Conversely, the main disadvantages of bicameral legislature is that getting effective legislation through both levels of government can prove to be frustrating, slow and inefficient. It is also not the most cost-effective form of governance and there is also the possibility that either level of government can rule in its own self-interest, rather than for the wishes of the electorate.

  • What is bicameral legislature?
Bicameral legislature is a form of governance which simply means that there are two levels of government or parliamentary chambers. In the UK, this is the House of Commons and the House of Lords, in the US, this is the Senate and the House of Representatives. Legislation must be passed by both bodies in order to become law.

  • What are the advantages of bicameral legislature?
One of the greatest arguments for this form of legislation is the security it affords the populace. Two levels of government, elected in different ways, should mean that more views of the electorate are represented at higher levels. It also means that less than scrupulous governments should not (ideally) be able push through legislation against the will of the people. It also means that vigorous debate on any proposed legislation should mean that any laws passed have been subject to stringent review and revision to make them practical and workable for the benefit of all.

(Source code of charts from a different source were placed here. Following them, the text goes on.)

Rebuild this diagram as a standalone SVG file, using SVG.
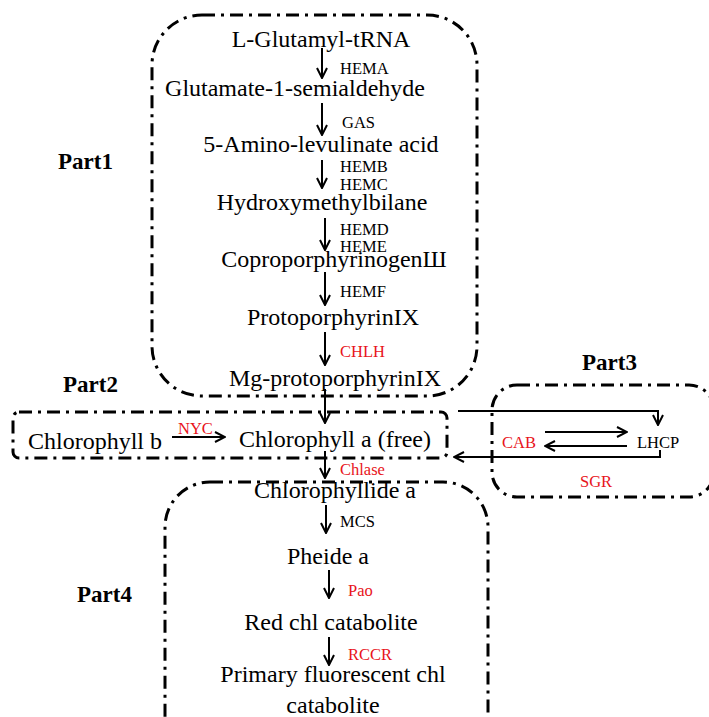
<svg xmlns="http://www.w3.org/2000/svg" width="709" height="717" viewBox="0 0 709 717" font-family="'Liberation Serif', 'Times New Roman', Times, serif">
<defs>
<marker id="ah" viewBox="0 0 12 12" refX="11" refY="6" markerWidth="12" markerHeight="12" markerUnits="userSpaceOnUse" orient="auto">
<path d="M1,1 L11,6 L1,11" fill="none" stroke="#000" stroke-width="2"/>
</marker>
</defs>
<style>
.box{fill:none;stroke:#000;stroke-width:3;stroke-dasharray:13 6 3 6}
.t{font-size:24px;fill:#000;text-anchor:middle}
.e{font-size:16.5px;fill:#000}
.r{fill:#e8141b}
.p{font-size:23px;font-weight:bold;fill:#000}
.a{fill:none;stroke:#000;stroke-width:2;marker-end:url(#ah)}
</style>
<g id="part1"><rect class="box" x="152" y="15" width="325" height="381" rx="50"/><text class="p" x="58" y="169">Part1</text></g>
<g id="part2"><rect class="box" x="13" y="412" width="434" height="46" rx="6"/><text class="p" x="63" y="392">Part2</text></g>
<g id="part3"><rect class="box" x="492" y="385" width="222" height="112" rx="25"/><text class="p" x="582" y="370">Part3</text></g>
<g id="part4"><rect class="box" x="165" y="482" width="323" height="280" rx="45"/><text class="p" x="77" y="602">Part4</text></g>
<g id="n1"><text class="t" x="321" y="47">L-Glutamyl-tRNA</text></g>
<g id="n2"><text class="t" x="295" y="96">Glutamate-1-semialdehyde</text></g>
<g id="n3"><text class="t" x="321" y="152">5-Amino-levulinate acid</text></g>
<g id="n4"><text class="t" x="322" y="210">Hydroxymethylbilane</text></g>
<g id="n5"><text class="t" x="334" y="267">CoproporphyrinogenШ</text></g>
<g id="n6"><text class="t" x="333" y="325">ProtoporphyrinIX</text></g>
<g id="n7"><text class="t" x="335" y="386">Mg-protoporphyrinIX</text></g>
<g id="n8"><text class="t" x="95" y="449">Chlorophyll b</text></g>
<g id="n9"><text class="t" x="335" y="447">Chlorophyll a (free)</text></g>
<g id="n10"><text class="t" x="335" y="498">Chlorophyllide a</text></g>
<g id="n11"><text class="t" x="328" y="564">Pheide a</text></g>
<g id="n12"><text class="t" x="331" y="630">Red chl catabolite</text></g>
<g id="n13"><text class="t" x="333" y="682">Primary fluorescent chl</text><text class="t" x="333" y="713">catabolite</text></g>
<g id="n14"><text class="e" x="637" y="448">LHCP</text></g>
<g id="labels">
<text class="e" x="340" y="74">HEMA</text>
<text class="e" x="342" y="128">GAS</text>
<text class="e" x="340" y="172">HEMB</text>
<text class="e" x="340" y="190">HEMC</text>
<text class="e" x="340" y="235">HEMD</text>
<text class="e" x="340" y="252">HEME</text>
<text class="e" x="340" y="297">HEMF</text>
<text class="e r" x="340" y="357">CHLH</text>
<text class="e r" x="178" y="434">NYC</text>
<text class="e r" x="340" y="475">Chlase</text>
<text class="e" x="340" y="527">MCS</text>
<text class="e r" x="348" y="596">Pao</text>
<text class="e r" x="348" y="660">RCCR</text>
<text class="e r" x="502" y="448">CAB</text>
<text class="e r" x="580" y="487">SGR</text>
</g>
<g id="connectors">
<line class="a" x1="322" y1="48" x2="322" y2="78"/>
<line class="a" x1="322" y1="103" x2="322" y2="135"/>
<line class="a" x1="322" y1="160" x2="322" y2="188"/>
<line class="a" x1="325" y1="218" x2="325" y2="250"/>
<line class="a" x1="325" y1="272" x2="325" y2="305"/>
<line class="a" x1="325" y1="332" x2="325" y2="365"/>
<line class="a" x1="325" y1="389" x2="325" y2="423"/>
<line class="a" x1="172" y1="437" x2="225" y2="437"/>
<line class="a" x1="325" y1="451" x2="325" y2="478"/>
<line class="a" x1="326" y1="505" x2="326" y2="533"/>
<line class="a" x1="329" y1="570" x2="329" y2="598"/>
<line class="a" x1="329" y1="637" x2="329" y2="665"/>
<polyline class="a" points="458,411 658,411 658,425"/>
<polyline class="a" points="660,450 660,457 454,457"/>
<line class="a" x1="545" y1="432" x2="627" y2="432"/>
<line class="a" x1="627" y1="446" x2="545" y2="446"/>
</g>
</svg>
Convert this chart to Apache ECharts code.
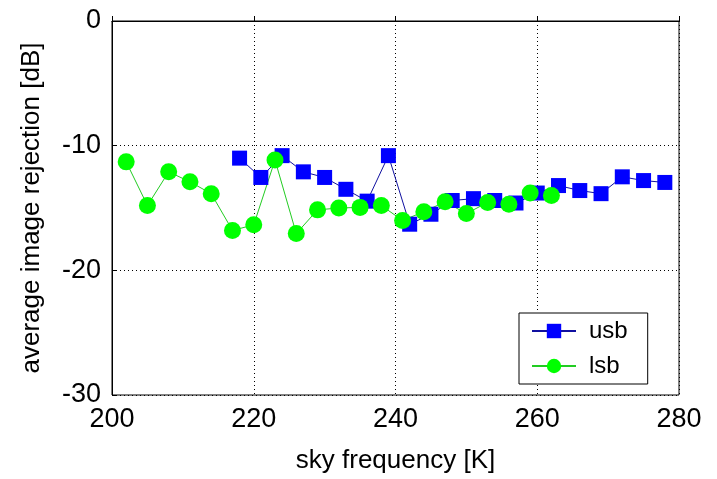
<!DOCTYPE html>
<html>
<head>
<meta charset="utf-8">
<script src="https://cdn.jsdelivr.net/npm/echarts@6/dist/echarts.min.js"></script>
<style>
html,body{margin:0;padding:0;background:#fff;}
#chart{width:717px;height:479px;}
</style>
</head>
<body>
<div id="chart"></div>
<script>
var usbFreq = [218, 221, 224, 227, 230, 233, 236, 239, 242, 245, 248, 251, 254, 257, 260, 263, 266, 269, 272, 275, 278];
var usbRej  = [-11.0, -12.55, -10.8, -12.1, -12.55, -13.5, -14.45, -10.8, -16.3, -15.5, -14.4, -14.25, -14.4, -14.6, -13.8, -13.2, -13.6, -13.85, -12.5, -12.8, -12.95];
var lsbFreq = [202, 205, 208, 211, 214, 217, 220, 223, 226, 229, 232, 235, 238, 241, 244, 247, 250, 253, 256, 259, 262];
var lsbRej  = [-11.3, -14.8, -12.1, -12.9, -13.85, -16.8, -16.35, -11.15, -17.05, -15.15, -15.0, -14.95, -14.8, -16.0, -15.3, -14.5, -15.45, -14.55, -14.7, -13.8, -14.0];
var xTicks = {min: 200, max: 280, step: 20};
var yTicks = {min: -30, max: 0, step: 10};

function pairs(xs, ys) { return xs.map(function (x, i) { return [x, ys[i]]; }); }

var font = 'Liberation Sans, Arial, Helvetica, sans-serif';
var chart = echarts.init(document.getElementById('chart'), null, {renderer: 'canvas'});
chart.setOption({
  animation: false,
  backgroundColor: '#fff',
  grid: {left: 112, right: 38, top: 21, bottom: 80, show: true, borderColor: '#000', borderWidth: 1, backgroundColor: '#fff'},
  xAxis: {
    type: 'value', min: xTicks.min, max: xTicks.max, interval: xTicks.step,
    name: 'sky frequency [K]', nameLocation: 'middle', nameGap: 53,
    nameTextStyle: {fontFamily: font, fontSize: 26, color: '#000'},
    axisLine: {show: true, lineStyle: {color: '#000', width: 1}},
    axisTick: {show: true, inside: true, length: 5, lineStyle: {color: '#000'}},
    axisLabel: {fontFamily: font, fontSize: 27, color: '#000', margin: 11},
    splitLine: {show: true, lineStyle: {color: '#000', width: 1, type: [1, 3]}}
  },
  yAxis: {
    type: 'value', min: yTicks.min, max: yTicks.max, interval: yTicks.step,
    name: 'average image rejection [dB]', nameLocation: 'middle', nameGap: 67,
    nameTextStyle: {fontFamily: font, fontSize: 26, color: '#000'},
    axisLine: {show: true, lineStyle: {color: '#000', width: 1}},
    axisTick: {show: true, inside: true, length: 5, lineStyle: {color: '#000'}},
    axisLabel: {fontFamily: font, fontSize: 27, color: '#000', margin: 11},
    splitLine: {show: true, lineStyle: {color: '#000', width: 1, type: [1, 3]}}
  },
  legend: {
    orient: 'vertical', left: 519, top: 313,
    backgroundColor: '#fff', borderColor: '#000', borderWidth: 1,
    padding: [6, 20, 6, 12], itemGap: 11, itemWidth: 44, itemHeight: 18,
    textStyle: {fontFamily: font, fontSize: 24, color: '#000', padding: [0, 0, 0, 8]},
    data: ['usb', 'lsb']
  },
  series: [
    {
      name: 'usb', type: 'line', data: pairs(usbFreq, usbRej),
      symbol: 'rect', symbolSize: 15,
      itemStyle: {color: '#0000ff'},
      lineStyle: {color: '#1010a0', width: 1}
    },
    {
      name: 'lsb', type: 'line', data: pairs(lsbFreq, lsbRej),
      symbol: 'circle', symbolSize: 17,
      itemStyle: {color: '#00ff00'},
      lineStyle: {color: '#22cc22', width: 1}
    }
  ]
});
</script>
</body>
</html>
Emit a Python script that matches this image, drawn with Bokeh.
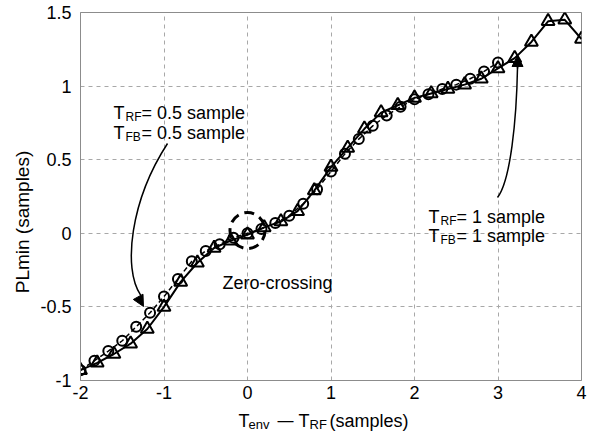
import math
from bokeh.plotting import figure
from bokeh.layouts import row, column
from bokeh.models import Label, Arrow, NormalHead, FixedTicker, Range1d, CustomJSTickFormatter
from bokeh.embed import file_html
from bokeh.resources import INLINE

# ---- data ----
tri_x = [-2.0, -1.8, -1.6, -1.4, -1.2, -1.0, -0.8, -0.6, -0.4, -0.2, 0.0, 0.2, 0.4, 0.6, 0.8,
         1.0, 1.2, 1.4, 1.6, 1.8, 2.0, 2.2, 2.4, 2.6, 2.8, 3.0, 3.2, 3.4, 3.6, 3.8, 4.0]
tri_y = [-0.93, -0.88, -0.82, -0.75, -0.65, -0.50, -0.33, -0.20, -0.10, -0.05, -0.01, 0.04, 0.08, 0.15, 0.29,
         0.45, 0.58, 0.71, 0.82, 0.87, 0.92, 0.95, 0.98, 1.01, 1.05, 1.12, 1.19, 1.30, 1.44, 1.45, 1.32]
circ_x = [-2.0, -1.833, -1.667, -1.5, -1.333, -1.167, -1.0, -0.833, -0.667, -0.5, -0.333, -0.167, 0.0,
          0.167, 0.333, 0.5, 0.667, 0.833, 1.0, 1.167, 1.333, 1.5, 1.667, 1.833, 2.0, 2.167, 2.333, 2.5,
          2.667, 2.833, 3.0]
circ_y = [-0.93, -0.865, -0.80, -0.73, -0.635, -0.54, -0.43, -0.31, -0.19, -0.12, -0.075, -0.03, 0.0,
          0.03, 0.07, 0.12, 0.20, 0.30, 0.42, 0.54, 0.64, 0.73, 0.80, 0.86, 0.91, 0.945, 0.98, 1.01,
          1.05, 1.10, 1.16]
x_ticks = [-2, -1, 0, 1, 2, 3, 4]
y_ticks = [-1, -0.5, 0, 0.5, 1, 1.5]

FONT = "Liberation Sans"
GRID = "#a8a8a8"
BOX = "#8c8c8c"

LEFT_W = 36
MAIN_H = 404
XLAB_H = 30

p = figure(width=605 - LEFT_W, height=MAIN_H, x_range=Range1d(-2, 4), y_range=Range1d(-1, 1.5),
           output_backend="svg", toolbar_location=None,
           min_border_left=80 - LEFT_W, min_border_right=24, min_border_top=12, min_border_bottom=MAIN_H - 380)
p.background_fill_color = "white"
p.border_fill_color = "white"
p.outline_line_color = BOX
p.outline_line_width = 1

fmt = CustomJSTickFormatter(code="return tick.toString();")
p.xaxis.ticker = FixedTicker(ticks=x_ticks)
p.yaxis.ticker = FixedTicker(ticks=y_ticks)
for ax in (p.xaxis[0], p.yaxis[0]):
    ax.formatter = fmt
    ax.major_tick_out = 0
    ax.major_tick_in = 0
    ax.minor_tick_out = 0
    ax.minor_tick_in = 0
    ax.axis_line_color = BOX
    ax.major_label_text_font = FONT
    ax.major_label_text_font_size = "18px"
    ax.major_label_text_color = "black"
p.xaxis.major_label_standoff = 5
p.yaxis.major_label_standoff = 9

for g in (p.xgrid[0], p.ygrid[0]):
    g.grid_line_color = GRID
    g.grid_line_dash = "4 4"
    g.grid_line_width = 1
p.xgrid.ticker = FixedTicker(ticks=x_ticks)
p.ygrid.ticker = FixedTicker(ticks=y_ticks)

# series
p.line(circ_x, circ_y, line_color="black", line_width=1.5, line_dash="5 3")
p.scatter(circ_x, circ_y, marker="circle", size=10, fill_color=None, line_color="black", line_width=2)
p.line(tri_x, tri_y, line_color="black", line_width=2)
p.scatter(tri_x, tri_y, marker="triangle", size=13, fill_color=None, line_color="black", line_width=2)

# zero-crossing ellipse
p.ellipse(x=[0.0], y=[0.019], width=0.42, height=0.245, fill_color=None,
          line_color="black", line_width=3, line_dash="10 6")


def lab(fig, x, y, text, size="18px", xo=0, yo=0, **kw):
    fig.add_layout(Label(x=x, y=y, text=text, x_offset=xo, y_offset=yo, text_font=FONT,
                         text_font_size=size, text_color="black", **kw))


# annotation 1
for yy, sub in ((0.814, "RF"), (0.678, "FB")):
    lab(p, -1.605, yy, "T", text_baseline="alphabetic")
    lab(p, -1.605, yy, sub, size="12px", xo=12, yo=-4, text_baseline="alphabetic")
    lab(p, -1.605, yy, "= 0.5 sample", xo=28, text_baseline="alphabetic")
# annotation 2
for yy, sub in ((0.114, "RF"), (-0.015, "FB")):
    lab(p, 2.168, yy, "T", text_baseline="alphabetic")
    lab(p, 2.168, yy, sub, size="12px", xo=12, yo=-4, text_baseline="alphabetic")
    lab(p, 2.168, yy, "= 1 sample", xo=28, text_baseline="alphabetic")
lab(p, -0.30, -0.34, "Zero-crossing", text_baseline="alphabetic")

# curved arrows
p.bezier(x0=[-0.958], y0=[0.610], x1=[-1.280], y1=[-0.420],
         cx0=[-1.401], cy0=[0.223], cx1=[-1.497], cy1=[-0.239], line_color="black", line_width=1.5)
p.add_layout(Arrow(x_start=-1.305, y_start=-0.436, x_end=-1.246, y_end=-0.497, line_width=1.5,
                   end=NormalHead(size=11, fill_color="black", line_color="black")))
p.bezier(x0=[2.994], y0=[0.243], x1=[3.234], y1=[1.133],
         cx0=[3.150], cy0=[0.359], cx1=[3.222], cy1=[0.766], line_color="black", line_width=1.5)
p.add_layout(Arrow(x_start=3.234, y_start=1.12, x_end=3.234, y_end=1.208, line_width=1.5,
                   end=NormalHead(size=11, fill_color="black", line_color="black")))


def blank(w, h):
    f = figure(width=w, height=h, x_range=Range1d(0, w), y_range=Range1d(0, h),
               output_backend="svg", toolbar_location=None,
               min_border=0, min_border_left=0, min_border_right=0, min_border_top=0, min_border_bottom=0)
    f.axis.visible = False
    f.grid.visible = False
    f.outline_line_color = None
    f.background_fill_color = "white"
    f.border_fill_color = "white"
    return f


# y-axis label (separate strip on the left)
yl = blank(LEFT_W, MAIN_H)
lab(yl, 22, MAIN_H - 230, "PLmin (samples)", size="19px", angle=math.pi / 2,
    text_align="center", text_baseline="middle")

# x-axis label (separate strip below)
xl = blank(605, XLAB_H)
BL = 434 - 420
lab(xl, 238, BL, "T", text_baseline="alphabetic")
lab(xl, 248, BL - 4, "env", size="13px", text_baseline="alphabetic")
lab(xl, 277, BL, "\u2014", size="16px", text_baseline="alphabetic")
lab(xl, 298, BL, "T", text_baseline="alphabetic")
lab(xl, 309, BL - 4, "RF", size="13px", text_baseline="alphabetic")
lab(xl, 329, BL, "(samples)", text_baseline="alphabetic")

layout = column(row(yl, p, spacing=0), xl, spacing=0)
open("out.html", "w").write(file_html(layout, INLINE))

  • What are the disadvantages of bicameral legislature?
The main disadvantage often stated against bicameral legislature is the amount of time it takes for legislation to be passed through each chamber to become law. Many people feel that two chambers debating the same topic delays the lawmaking process and is a waste of resources and money and this has led to dissatisfaction with the system. Furthermore, others have complained that in some circumstances, such as the proposal on whether hereditary peers should be allowed in the House of Lords, a bicameral system is ineffective as the House of Lords is unlikely to vote for the abolition of so many of its hereditary members and the benefits that go with that.